Exercise input:
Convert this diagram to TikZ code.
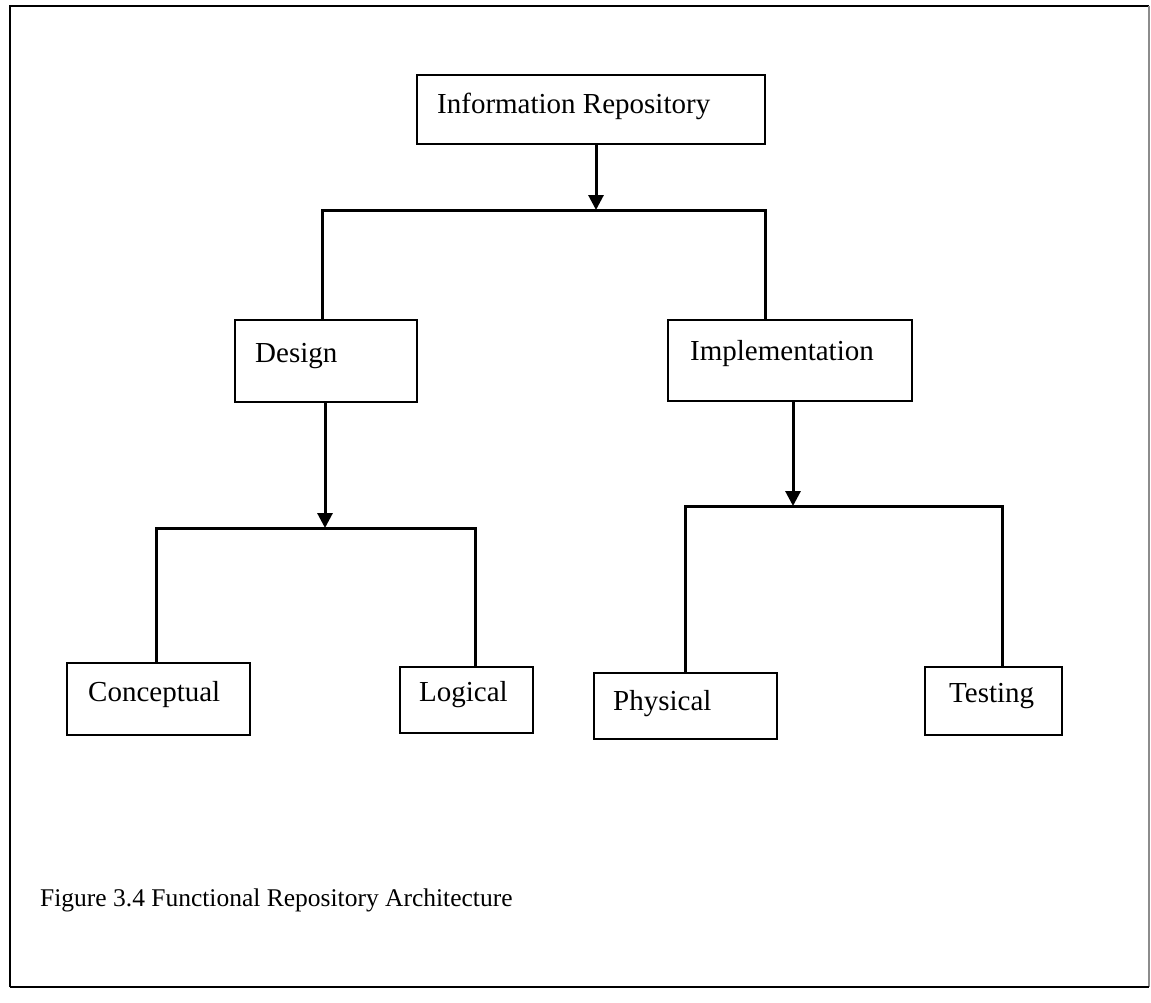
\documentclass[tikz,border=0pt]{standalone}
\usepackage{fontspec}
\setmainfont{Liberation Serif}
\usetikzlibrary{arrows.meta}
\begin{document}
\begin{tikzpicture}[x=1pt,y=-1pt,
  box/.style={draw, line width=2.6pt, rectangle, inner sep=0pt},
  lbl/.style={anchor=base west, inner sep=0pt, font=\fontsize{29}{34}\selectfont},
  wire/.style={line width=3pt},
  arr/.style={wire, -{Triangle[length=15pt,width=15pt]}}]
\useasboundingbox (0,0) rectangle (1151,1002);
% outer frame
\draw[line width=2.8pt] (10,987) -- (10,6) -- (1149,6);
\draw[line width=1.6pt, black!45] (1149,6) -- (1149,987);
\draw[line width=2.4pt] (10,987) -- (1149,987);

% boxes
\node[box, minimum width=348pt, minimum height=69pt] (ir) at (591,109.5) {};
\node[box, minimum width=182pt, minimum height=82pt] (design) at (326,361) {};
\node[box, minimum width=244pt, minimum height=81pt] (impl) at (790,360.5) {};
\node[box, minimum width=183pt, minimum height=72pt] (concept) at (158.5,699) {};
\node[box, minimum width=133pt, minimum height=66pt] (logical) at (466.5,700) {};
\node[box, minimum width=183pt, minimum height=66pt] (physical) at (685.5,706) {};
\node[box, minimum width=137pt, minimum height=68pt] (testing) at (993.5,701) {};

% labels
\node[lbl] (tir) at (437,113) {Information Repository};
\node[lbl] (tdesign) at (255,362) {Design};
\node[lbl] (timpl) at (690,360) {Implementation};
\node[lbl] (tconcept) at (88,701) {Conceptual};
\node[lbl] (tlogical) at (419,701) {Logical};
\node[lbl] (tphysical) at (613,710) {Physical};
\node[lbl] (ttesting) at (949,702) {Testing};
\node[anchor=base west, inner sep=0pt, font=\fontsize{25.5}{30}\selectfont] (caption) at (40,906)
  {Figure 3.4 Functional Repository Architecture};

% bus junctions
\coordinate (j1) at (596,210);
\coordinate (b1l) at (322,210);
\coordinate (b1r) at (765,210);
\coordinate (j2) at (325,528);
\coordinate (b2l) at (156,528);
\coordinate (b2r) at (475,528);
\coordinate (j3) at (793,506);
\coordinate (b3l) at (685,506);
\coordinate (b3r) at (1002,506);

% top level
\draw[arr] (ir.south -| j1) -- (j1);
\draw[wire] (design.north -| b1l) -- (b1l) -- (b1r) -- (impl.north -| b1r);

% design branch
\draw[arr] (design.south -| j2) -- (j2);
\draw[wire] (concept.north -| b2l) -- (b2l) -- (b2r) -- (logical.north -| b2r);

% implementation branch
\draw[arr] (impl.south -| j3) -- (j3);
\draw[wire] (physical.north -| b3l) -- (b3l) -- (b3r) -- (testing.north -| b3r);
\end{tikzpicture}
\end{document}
---
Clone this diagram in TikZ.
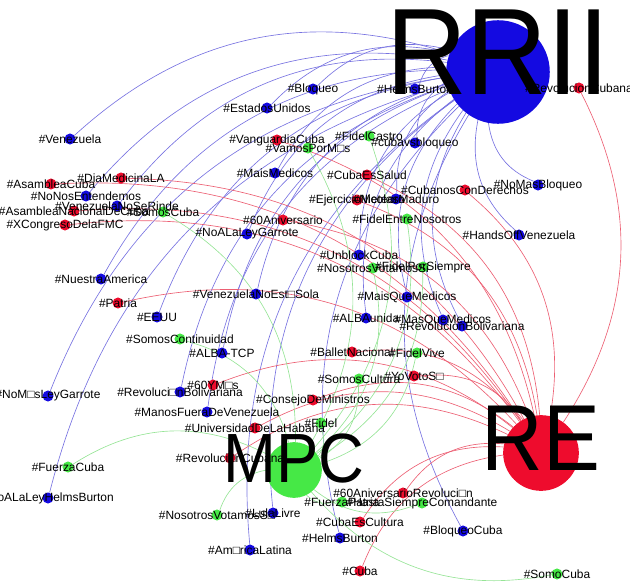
==
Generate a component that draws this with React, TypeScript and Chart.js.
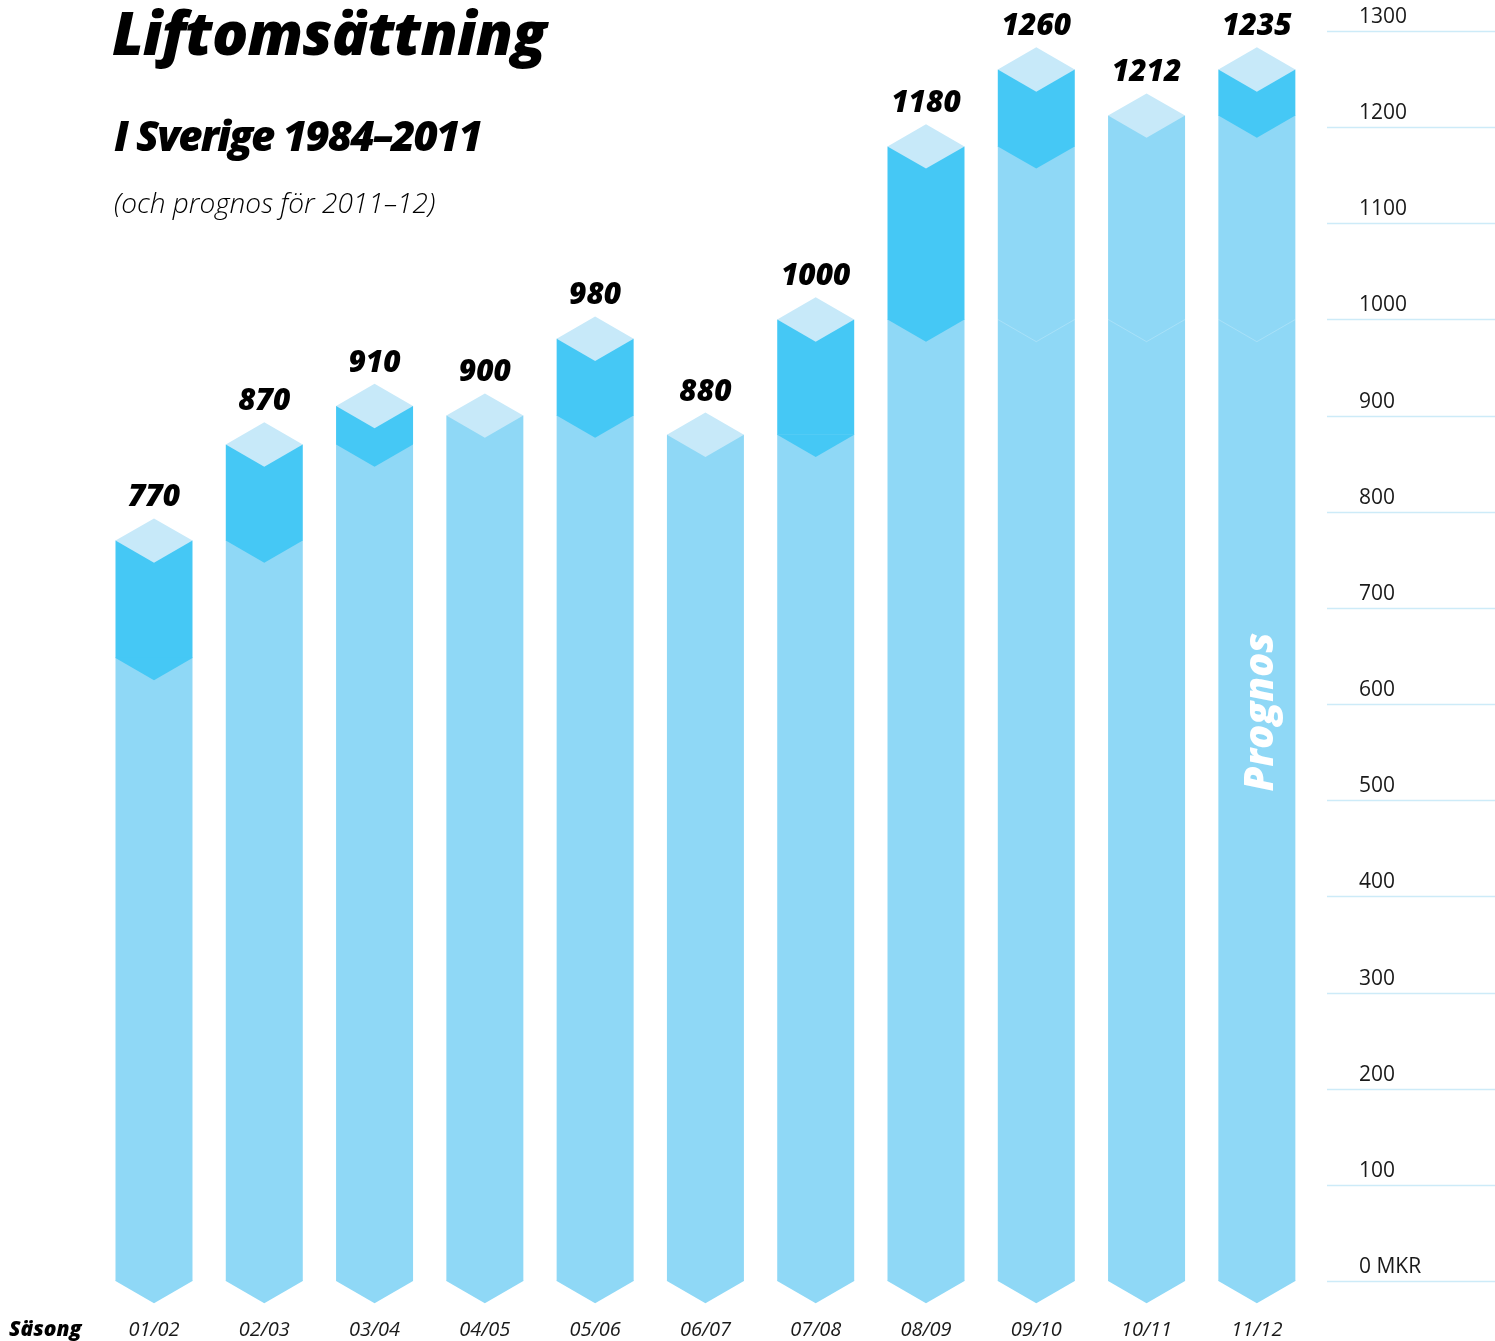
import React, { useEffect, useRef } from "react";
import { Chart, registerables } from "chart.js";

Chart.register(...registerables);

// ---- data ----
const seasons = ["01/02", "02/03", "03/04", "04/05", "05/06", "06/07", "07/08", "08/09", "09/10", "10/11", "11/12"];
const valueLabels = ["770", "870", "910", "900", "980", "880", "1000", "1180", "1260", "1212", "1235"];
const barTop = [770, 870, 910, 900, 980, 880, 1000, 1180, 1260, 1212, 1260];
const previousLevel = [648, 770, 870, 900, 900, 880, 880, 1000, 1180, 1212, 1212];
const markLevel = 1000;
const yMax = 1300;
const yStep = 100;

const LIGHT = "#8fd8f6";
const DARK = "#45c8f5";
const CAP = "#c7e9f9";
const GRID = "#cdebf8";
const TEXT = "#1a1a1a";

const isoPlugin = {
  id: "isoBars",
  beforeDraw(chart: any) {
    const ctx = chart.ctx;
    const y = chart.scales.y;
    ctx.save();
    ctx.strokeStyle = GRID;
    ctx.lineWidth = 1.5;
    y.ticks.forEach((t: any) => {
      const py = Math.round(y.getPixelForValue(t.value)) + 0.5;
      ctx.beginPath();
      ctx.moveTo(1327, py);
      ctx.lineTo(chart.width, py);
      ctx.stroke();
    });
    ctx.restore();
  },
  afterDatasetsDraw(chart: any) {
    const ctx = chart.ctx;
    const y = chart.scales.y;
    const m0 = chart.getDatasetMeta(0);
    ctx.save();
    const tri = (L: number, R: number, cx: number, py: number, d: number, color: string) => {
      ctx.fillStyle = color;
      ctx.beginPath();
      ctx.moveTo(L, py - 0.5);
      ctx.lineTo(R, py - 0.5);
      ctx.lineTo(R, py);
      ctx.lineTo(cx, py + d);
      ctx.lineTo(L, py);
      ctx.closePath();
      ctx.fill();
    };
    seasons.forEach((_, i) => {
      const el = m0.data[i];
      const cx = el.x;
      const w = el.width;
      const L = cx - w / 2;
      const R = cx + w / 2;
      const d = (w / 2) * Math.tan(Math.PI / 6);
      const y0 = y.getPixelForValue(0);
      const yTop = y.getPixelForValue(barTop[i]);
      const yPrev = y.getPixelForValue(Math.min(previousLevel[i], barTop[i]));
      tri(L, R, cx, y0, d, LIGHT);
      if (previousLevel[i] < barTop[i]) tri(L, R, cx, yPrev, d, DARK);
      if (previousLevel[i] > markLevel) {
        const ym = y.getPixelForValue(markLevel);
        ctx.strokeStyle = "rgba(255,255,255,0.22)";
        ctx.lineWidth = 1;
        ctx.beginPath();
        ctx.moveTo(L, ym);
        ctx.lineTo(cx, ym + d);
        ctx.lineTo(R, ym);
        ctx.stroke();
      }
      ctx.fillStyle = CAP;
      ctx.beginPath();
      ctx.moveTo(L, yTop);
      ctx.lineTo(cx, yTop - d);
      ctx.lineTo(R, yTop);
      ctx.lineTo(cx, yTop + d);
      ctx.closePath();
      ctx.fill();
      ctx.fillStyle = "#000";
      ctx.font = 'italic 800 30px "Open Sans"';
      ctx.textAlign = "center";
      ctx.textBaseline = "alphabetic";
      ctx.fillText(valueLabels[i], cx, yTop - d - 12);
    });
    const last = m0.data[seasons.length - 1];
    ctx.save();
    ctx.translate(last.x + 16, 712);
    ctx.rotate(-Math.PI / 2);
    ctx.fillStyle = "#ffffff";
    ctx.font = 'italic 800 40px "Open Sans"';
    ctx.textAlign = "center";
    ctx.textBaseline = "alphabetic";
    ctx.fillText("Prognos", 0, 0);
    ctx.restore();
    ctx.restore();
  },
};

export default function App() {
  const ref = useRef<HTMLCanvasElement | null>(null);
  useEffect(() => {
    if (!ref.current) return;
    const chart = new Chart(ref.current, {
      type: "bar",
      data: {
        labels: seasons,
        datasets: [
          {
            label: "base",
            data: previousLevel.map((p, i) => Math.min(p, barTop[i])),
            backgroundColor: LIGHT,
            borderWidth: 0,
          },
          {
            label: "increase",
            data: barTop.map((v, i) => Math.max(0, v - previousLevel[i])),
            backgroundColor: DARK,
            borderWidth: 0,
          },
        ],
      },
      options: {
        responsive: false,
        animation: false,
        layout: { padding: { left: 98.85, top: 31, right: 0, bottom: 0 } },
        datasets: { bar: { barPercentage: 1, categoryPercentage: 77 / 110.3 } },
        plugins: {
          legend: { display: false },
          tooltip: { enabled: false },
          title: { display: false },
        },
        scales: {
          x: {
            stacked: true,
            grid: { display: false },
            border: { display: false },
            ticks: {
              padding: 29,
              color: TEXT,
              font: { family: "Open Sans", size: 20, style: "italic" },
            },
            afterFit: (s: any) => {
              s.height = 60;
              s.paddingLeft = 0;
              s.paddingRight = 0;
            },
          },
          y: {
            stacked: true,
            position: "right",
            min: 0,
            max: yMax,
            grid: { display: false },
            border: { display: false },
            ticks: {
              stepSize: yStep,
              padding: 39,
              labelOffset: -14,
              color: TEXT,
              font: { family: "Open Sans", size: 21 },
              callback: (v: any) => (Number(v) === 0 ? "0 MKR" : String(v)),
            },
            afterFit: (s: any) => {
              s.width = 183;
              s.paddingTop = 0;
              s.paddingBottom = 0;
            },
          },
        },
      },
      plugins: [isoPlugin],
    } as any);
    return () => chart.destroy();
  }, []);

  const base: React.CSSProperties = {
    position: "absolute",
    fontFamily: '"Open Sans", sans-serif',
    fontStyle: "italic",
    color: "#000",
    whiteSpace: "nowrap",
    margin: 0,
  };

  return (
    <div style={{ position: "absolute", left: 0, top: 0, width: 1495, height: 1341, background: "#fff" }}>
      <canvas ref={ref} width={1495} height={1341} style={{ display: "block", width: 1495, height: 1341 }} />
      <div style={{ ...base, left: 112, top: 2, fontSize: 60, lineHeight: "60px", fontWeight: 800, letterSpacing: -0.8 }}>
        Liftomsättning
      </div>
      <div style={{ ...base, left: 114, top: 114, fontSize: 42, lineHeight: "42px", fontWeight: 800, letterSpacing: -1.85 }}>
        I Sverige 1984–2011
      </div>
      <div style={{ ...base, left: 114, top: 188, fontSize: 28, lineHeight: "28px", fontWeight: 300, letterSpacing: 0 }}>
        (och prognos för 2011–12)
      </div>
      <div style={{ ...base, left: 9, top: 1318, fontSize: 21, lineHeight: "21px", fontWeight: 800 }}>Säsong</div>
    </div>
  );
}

Problem to solve:
Leave out the pictures, and copy only the lines from the one holding "Convert this diagram to TikZ code." through the one holding "minimum width=137pt, minimum", exactly as written.

Answer in full:
Convert this diagram to TikZ code.
\documentclass[tikz,border=0pt]{standalone}
\usepackage{fontspec}
\setmainfont{Liberation Serif}
\usetikzlibrary{arrows.meta}
\begin{document}
\begin{tikzpicture}[x=1pt,y=-1pt,
  box/.style={draw, line width=2.6pt, rectangle, inner sep=0pt},
  lbl/.style={anchor=base west, inner sep=0pt, font=\fontsize{29}{34}\selectfont},
  wire/.style={line width=3pt},
  arr/.style={wire, -{Triangle[length=15pt,width=15pt]}}]
\useasboundingbox (0,0) rectangle (1151,1002);
% outer frame
\draw[line width=2.8pt] (10,987) -- (10,6) -- (1149,6);
\draw[line width=1.6pt, black!45] (1149,6) -- (1149,987);
\draw[line width=2.4pt] (10,987) -- (1149,987);

% boxes
\node[box, minimum width=348pt, minimum height=69pt] (ir) at (591,109.5) {};
\node[box, minimum width=182pt, minimum height=82pt] (design) at (326,361) {};
\node[box, minimum width=244pt, minimum height=81pt] (impl) at (790,360.5) {};
\node[box, minimum width=183pt, minimum height=72pt] (concept) at (158.5,699) {};
\node[box, minimum width=133pt, minimum height=66pt] (logical) at (466.5,700) {};
\node[box, minimum width=183pt, minimum height=66pt] (physical) at (685.5,706) {};
\node[box, minimum width=137pt, minimum height=68pt] (testing) at (993.5,701) {};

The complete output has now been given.